▶ [What to do] Would you retype, exactly and without the pictures, the lines between the line holding "Convert this screenshot to HTML." and the line holding "const e=document.createElementNS(NS,tag); for(const", inclusive, and nothing else?
# start of Task inputs
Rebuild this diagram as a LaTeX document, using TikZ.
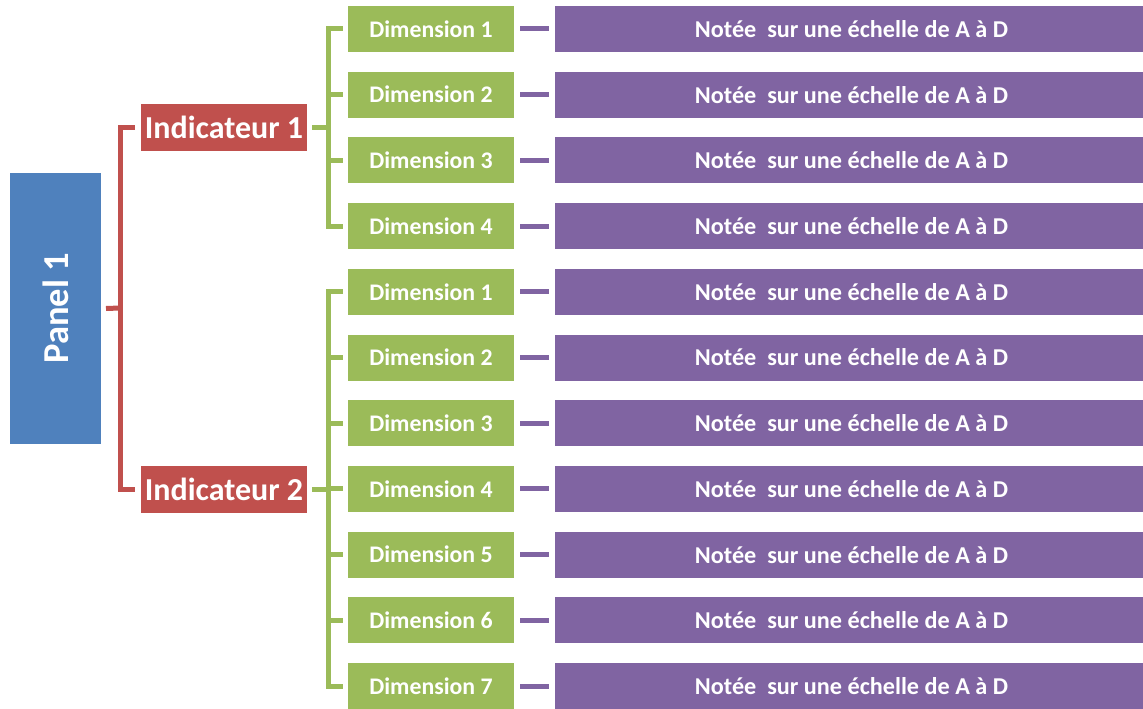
# end of Task inputs
# start of Task inputs
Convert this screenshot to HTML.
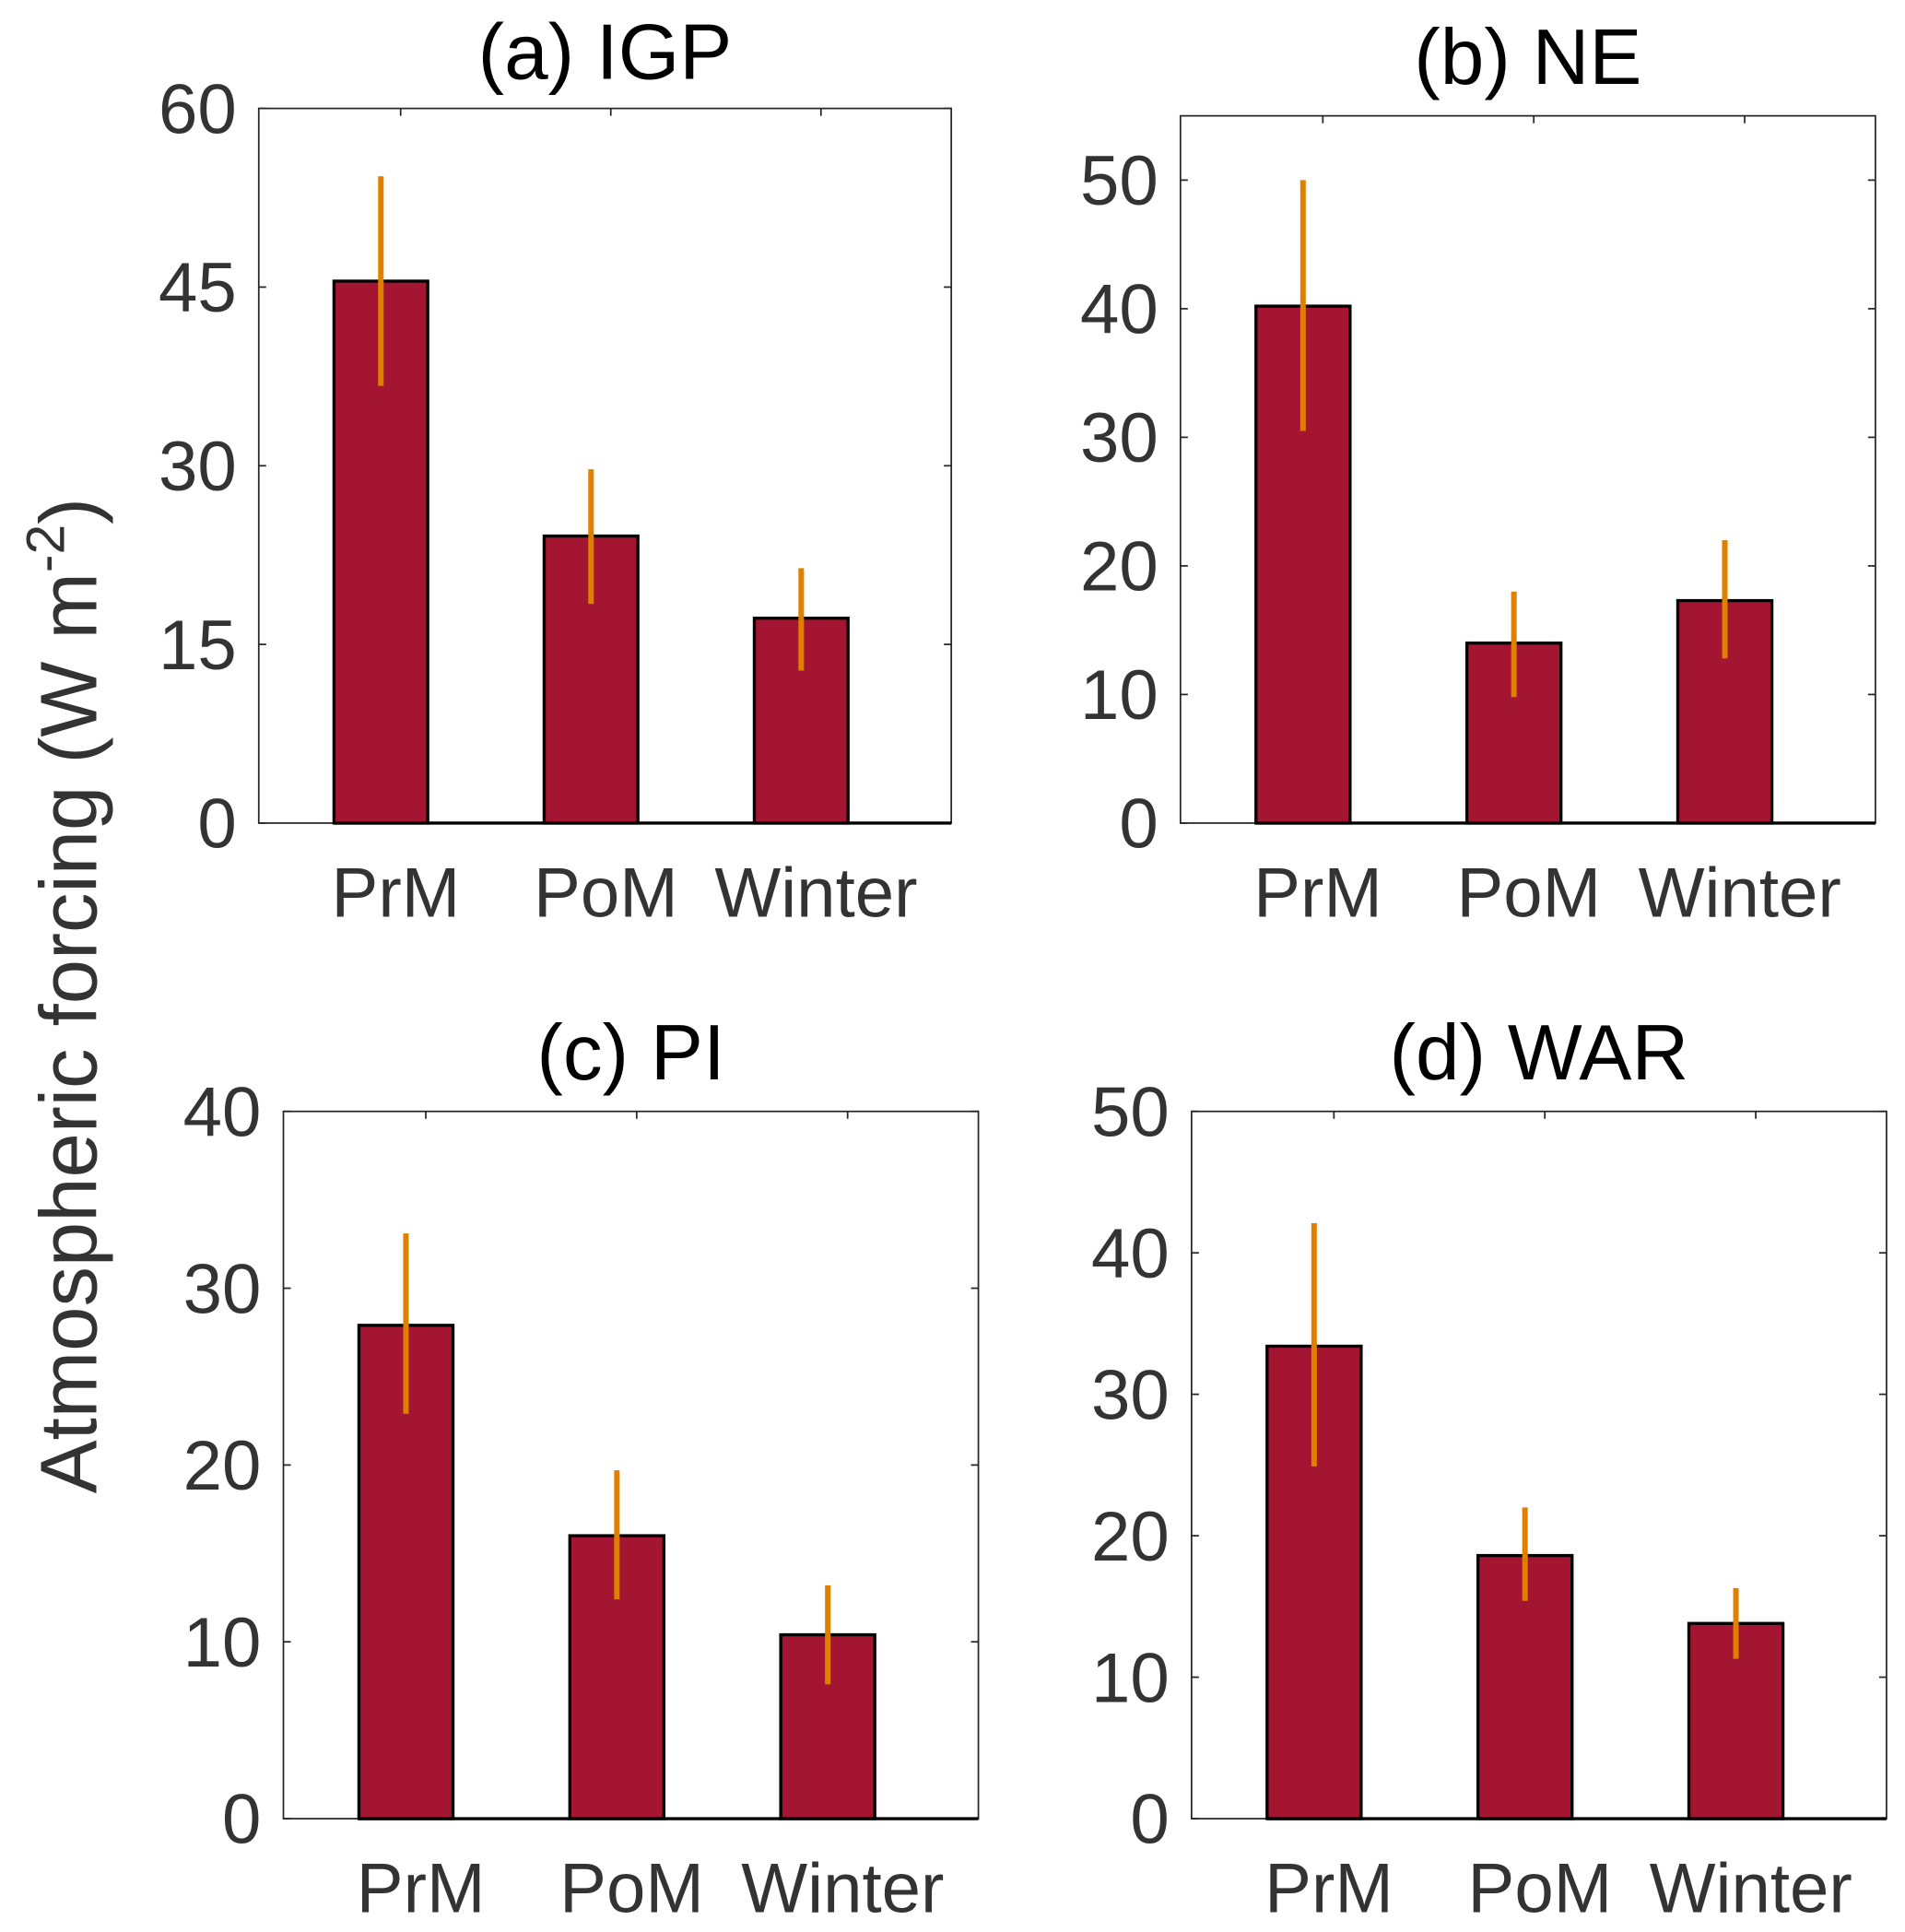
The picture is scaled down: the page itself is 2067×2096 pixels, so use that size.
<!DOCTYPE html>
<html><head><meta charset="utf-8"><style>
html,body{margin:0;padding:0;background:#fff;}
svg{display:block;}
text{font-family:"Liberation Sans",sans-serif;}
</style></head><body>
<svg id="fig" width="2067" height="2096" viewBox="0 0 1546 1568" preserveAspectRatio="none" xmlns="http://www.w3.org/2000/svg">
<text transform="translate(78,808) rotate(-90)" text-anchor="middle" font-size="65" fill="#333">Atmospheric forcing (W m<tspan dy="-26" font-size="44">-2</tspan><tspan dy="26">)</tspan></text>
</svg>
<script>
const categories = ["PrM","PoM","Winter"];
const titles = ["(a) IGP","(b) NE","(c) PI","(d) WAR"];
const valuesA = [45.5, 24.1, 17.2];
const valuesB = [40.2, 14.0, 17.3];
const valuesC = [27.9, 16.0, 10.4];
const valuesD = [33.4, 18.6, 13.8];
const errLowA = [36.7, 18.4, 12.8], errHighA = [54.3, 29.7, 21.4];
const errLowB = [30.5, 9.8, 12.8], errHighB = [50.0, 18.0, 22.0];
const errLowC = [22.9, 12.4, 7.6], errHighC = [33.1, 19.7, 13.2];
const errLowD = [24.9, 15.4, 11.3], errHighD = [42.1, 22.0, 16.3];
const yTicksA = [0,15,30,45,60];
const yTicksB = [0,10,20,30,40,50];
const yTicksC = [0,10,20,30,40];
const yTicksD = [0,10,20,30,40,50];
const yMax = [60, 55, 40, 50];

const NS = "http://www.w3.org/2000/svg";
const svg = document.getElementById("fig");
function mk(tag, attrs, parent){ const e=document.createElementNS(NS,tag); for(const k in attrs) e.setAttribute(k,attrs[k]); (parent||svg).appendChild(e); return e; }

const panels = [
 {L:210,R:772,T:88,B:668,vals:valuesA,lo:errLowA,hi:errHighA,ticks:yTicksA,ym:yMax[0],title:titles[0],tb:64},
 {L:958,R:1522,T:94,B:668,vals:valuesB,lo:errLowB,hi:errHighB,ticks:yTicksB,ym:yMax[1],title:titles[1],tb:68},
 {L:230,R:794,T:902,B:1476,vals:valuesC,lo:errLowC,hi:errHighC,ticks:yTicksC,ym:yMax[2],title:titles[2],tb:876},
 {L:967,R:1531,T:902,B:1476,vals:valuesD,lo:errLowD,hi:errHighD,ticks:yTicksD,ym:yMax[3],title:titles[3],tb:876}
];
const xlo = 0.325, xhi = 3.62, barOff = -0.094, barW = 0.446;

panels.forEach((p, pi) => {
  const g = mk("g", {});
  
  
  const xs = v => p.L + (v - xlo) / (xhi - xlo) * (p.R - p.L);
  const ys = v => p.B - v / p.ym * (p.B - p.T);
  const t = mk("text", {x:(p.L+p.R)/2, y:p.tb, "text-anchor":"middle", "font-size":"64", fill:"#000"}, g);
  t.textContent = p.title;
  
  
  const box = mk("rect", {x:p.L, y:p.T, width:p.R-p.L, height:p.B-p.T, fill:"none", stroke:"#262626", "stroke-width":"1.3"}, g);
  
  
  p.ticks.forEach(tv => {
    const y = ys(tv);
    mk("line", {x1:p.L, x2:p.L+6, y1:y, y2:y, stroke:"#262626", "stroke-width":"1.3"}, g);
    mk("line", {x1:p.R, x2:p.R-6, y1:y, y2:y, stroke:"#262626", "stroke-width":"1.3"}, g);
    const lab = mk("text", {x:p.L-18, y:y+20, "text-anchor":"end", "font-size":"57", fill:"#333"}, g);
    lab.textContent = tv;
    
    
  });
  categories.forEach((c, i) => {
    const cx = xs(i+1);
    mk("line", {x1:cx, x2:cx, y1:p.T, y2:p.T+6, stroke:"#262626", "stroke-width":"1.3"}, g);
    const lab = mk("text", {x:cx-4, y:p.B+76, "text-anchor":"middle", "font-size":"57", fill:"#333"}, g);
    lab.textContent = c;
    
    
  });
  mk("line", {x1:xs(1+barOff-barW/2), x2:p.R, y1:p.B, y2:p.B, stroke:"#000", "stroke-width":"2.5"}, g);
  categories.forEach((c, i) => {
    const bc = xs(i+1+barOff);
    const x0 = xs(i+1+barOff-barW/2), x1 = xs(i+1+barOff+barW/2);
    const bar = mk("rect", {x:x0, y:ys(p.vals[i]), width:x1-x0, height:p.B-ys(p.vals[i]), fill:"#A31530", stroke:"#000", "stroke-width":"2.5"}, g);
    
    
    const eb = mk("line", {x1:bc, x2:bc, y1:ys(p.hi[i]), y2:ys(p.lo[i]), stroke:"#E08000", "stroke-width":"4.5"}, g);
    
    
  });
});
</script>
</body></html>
# end of Task inputs
# start of Task inputs
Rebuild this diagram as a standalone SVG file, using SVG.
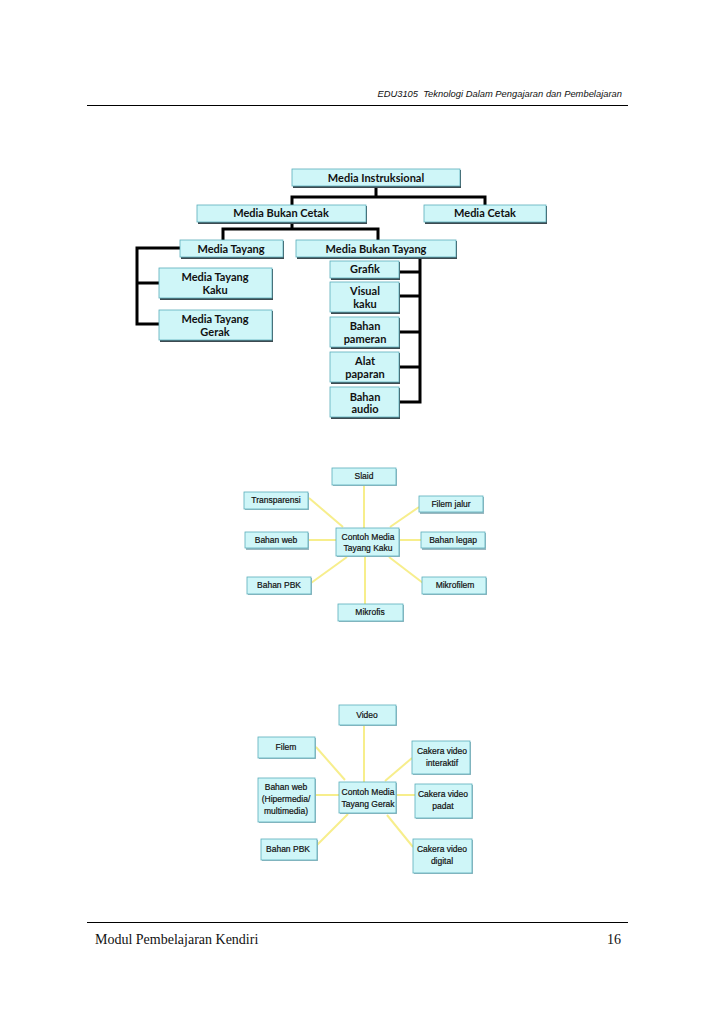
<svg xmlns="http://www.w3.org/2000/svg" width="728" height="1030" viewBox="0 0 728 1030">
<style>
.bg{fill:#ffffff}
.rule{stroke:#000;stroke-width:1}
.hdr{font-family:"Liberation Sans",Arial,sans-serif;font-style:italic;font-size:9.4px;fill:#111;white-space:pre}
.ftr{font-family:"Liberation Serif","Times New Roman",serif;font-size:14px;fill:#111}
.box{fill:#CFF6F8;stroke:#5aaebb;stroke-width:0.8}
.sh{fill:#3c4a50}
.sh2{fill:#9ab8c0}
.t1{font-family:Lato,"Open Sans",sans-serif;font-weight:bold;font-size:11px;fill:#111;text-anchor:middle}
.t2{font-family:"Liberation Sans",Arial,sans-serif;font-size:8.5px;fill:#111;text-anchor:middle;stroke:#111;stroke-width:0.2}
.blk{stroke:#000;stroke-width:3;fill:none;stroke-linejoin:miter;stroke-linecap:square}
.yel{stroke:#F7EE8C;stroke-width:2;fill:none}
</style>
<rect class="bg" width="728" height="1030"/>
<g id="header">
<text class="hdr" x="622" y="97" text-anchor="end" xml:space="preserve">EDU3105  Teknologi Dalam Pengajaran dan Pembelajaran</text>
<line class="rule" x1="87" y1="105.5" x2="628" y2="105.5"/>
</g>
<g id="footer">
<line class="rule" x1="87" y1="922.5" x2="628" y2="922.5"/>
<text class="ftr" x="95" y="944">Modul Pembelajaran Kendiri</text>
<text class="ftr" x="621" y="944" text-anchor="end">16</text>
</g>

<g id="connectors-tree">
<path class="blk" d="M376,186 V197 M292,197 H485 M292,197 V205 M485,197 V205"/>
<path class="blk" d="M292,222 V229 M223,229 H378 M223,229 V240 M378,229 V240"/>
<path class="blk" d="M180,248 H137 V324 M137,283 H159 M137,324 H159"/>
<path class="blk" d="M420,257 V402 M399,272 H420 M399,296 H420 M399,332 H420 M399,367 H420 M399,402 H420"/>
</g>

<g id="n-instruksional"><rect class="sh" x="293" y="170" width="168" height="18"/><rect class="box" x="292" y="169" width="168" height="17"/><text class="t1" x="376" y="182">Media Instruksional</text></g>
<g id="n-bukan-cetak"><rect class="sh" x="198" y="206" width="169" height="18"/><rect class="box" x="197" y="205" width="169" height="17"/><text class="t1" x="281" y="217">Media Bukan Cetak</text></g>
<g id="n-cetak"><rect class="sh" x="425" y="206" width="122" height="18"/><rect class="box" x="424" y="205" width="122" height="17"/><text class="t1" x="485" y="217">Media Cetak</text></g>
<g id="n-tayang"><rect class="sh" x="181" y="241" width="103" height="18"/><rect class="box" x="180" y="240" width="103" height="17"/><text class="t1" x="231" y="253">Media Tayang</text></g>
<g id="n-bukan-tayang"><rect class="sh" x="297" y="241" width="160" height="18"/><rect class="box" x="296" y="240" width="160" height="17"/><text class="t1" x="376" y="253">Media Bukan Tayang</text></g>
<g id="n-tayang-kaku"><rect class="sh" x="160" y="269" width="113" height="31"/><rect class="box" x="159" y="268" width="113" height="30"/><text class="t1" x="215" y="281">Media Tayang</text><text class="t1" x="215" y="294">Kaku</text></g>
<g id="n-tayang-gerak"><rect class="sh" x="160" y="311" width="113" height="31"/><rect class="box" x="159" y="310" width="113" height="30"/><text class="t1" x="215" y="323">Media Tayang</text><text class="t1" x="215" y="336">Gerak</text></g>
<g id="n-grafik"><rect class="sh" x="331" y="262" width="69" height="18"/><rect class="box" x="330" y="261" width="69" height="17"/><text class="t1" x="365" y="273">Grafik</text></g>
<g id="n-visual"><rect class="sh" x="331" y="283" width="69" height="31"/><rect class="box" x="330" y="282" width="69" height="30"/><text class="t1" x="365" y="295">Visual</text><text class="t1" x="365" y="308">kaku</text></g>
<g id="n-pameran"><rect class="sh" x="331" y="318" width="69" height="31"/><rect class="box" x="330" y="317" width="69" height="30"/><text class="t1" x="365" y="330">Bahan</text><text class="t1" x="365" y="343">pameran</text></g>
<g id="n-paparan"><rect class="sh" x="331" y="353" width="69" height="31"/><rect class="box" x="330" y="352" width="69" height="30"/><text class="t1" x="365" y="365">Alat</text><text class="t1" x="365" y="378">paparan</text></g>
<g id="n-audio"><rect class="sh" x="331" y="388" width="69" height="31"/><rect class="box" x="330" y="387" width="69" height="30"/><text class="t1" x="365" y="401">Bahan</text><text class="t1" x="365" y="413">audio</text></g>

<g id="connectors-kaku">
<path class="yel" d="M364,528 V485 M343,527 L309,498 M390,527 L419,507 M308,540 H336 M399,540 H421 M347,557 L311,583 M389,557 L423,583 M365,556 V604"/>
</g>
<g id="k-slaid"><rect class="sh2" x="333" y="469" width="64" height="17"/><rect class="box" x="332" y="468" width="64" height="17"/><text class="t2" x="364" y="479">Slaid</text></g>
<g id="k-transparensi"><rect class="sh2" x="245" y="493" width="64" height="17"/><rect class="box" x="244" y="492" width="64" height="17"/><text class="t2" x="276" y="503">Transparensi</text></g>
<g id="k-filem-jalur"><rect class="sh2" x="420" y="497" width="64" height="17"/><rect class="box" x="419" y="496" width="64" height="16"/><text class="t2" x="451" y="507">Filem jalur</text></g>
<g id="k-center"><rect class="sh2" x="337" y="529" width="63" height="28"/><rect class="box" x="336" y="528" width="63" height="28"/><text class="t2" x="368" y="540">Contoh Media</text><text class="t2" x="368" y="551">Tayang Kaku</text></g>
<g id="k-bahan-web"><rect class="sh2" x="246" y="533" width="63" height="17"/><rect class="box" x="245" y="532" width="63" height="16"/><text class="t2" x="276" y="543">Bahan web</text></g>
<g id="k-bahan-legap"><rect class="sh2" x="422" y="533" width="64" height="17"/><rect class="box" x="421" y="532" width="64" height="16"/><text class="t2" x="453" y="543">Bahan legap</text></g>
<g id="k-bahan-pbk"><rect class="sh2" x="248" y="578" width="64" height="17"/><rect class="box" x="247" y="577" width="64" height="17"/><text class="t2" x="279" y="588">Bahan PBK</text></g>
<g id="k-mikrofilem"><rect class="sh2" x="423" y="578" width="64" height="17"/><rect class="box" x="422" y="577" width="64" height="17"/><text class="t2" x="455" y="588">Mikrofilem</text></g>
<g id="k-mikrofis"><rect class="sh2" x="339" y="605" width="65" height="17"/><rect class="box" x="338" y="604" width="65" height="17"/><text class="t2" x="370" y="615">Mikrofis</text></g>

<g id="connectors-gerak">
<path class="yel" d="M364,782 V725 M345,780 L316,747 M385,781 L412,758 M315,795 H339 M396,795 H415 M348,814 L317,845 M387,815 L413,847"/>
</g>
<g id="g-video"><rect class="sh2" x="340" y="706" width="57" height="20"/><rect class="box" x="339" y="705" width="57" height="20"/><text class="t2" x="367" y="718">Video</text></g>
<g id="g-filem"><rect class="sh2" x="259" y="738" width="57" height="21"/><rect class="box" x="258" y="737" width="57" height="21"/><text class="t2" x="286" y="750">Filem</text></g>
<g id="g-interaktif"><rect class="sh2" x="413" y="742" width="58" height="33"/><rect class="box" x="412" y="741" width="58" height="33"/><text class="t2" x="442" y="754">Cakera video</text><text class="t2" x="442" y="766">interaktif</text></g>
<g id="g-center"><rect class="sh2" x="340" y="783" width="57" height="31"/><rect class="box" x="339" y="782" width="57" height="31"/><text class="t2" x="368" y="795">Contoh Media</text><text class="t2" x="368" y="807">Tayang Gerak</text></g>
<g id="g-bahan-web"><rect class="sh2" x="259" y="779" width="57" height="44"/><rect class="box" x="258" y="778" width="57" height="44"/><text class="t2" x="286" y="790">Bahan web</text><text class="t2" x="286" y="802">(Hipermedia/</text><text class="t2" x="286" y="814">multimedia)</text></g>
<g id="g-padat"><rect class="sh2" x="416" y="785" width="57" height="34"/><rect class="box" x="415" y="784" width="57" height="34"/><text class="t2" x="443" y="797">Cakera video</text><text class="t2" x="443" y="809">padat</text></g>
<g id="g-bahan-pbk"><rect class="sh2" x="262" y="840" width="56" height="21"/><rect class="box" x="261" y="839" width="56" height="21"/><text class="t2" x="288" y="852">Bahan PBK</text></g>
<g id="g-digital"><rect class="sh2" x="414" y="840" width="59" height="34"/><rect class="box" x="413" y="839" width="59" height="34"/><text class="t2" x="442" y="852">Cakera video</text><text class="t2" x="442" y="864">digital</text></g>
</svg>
# end of Task inputs
▶ [Response to the exercise]
Convert this screenshot to HTML.
The picture is scaled down: the page itself is 2067×2096 pixels, so use that size.
<!DOCTYPE html>
<html><head><meta charset="utf-8"><style>
html,body{margin:0;padding:0;background:#fff;}
svg{display:block;}
text{font-family:"Liberation Sans",sans-serif;}
</style></head><body>
<svg id="fig" width="2067" height="2096" viewBox="0 0 1546 1568" preserveAspectRatio="none" xmlns="http://www.w3.org/2000/svg">
<text transform="translate(78,808) rotate(-90)" text-anchor="middle" font-size="65" fill="#333">Atmospheric forcing (W m<tspan dy="-26" font-size="44">-2</tspan><tspan dy="26">)</tspan></text>
</svg>
<script>
const categories = ["PrM","PoM","Winter"];
const titles = ["(a) IGP","(b) NE","(c) PI","(d) WAR"];
const valuesA = [45.5, 24.1, 17.2];
const valuesB = [40.2, 14.0, 17.3];
const valuesC = [27.9, 16.0, 10.4];
const valuesD = [33.4, 18.6, 13.8];
const errLowA = [36.7, 18.4, 12.8], errHighA = [54.3, 29.7, 21.4];
const errLowB = [30.5, 9.8, 12.8], errHighB = [50.0, 18.0, 22.0];
const errLowC = [22.9, 12.4, 7.6], errHighC = [33.1, 19.7, 13.2];
const errLowD = [24.9, 15.4, 11.3], errHighD = [42.1, 22.0, 16.3];
const yTicksA = [0,15,30,45,60];
const yTicksB = [0,10,20,30,40,50];
const yTicksC = [0,10,20,30,40];
const yTicksD = [0,10,20,30,40,50];
const yMax = [60, 55, 40, 50];

const NS = "http://www.w3.org/2000/svg";
const svg = document.getElementById("fig");
function mk(tag, attrs, parent){ const e=document.createElementNS(NS,tag); for(const k in attrs) e.setAttribute(k,attrs[k]); (parent||svg).appendChild(e); return e; }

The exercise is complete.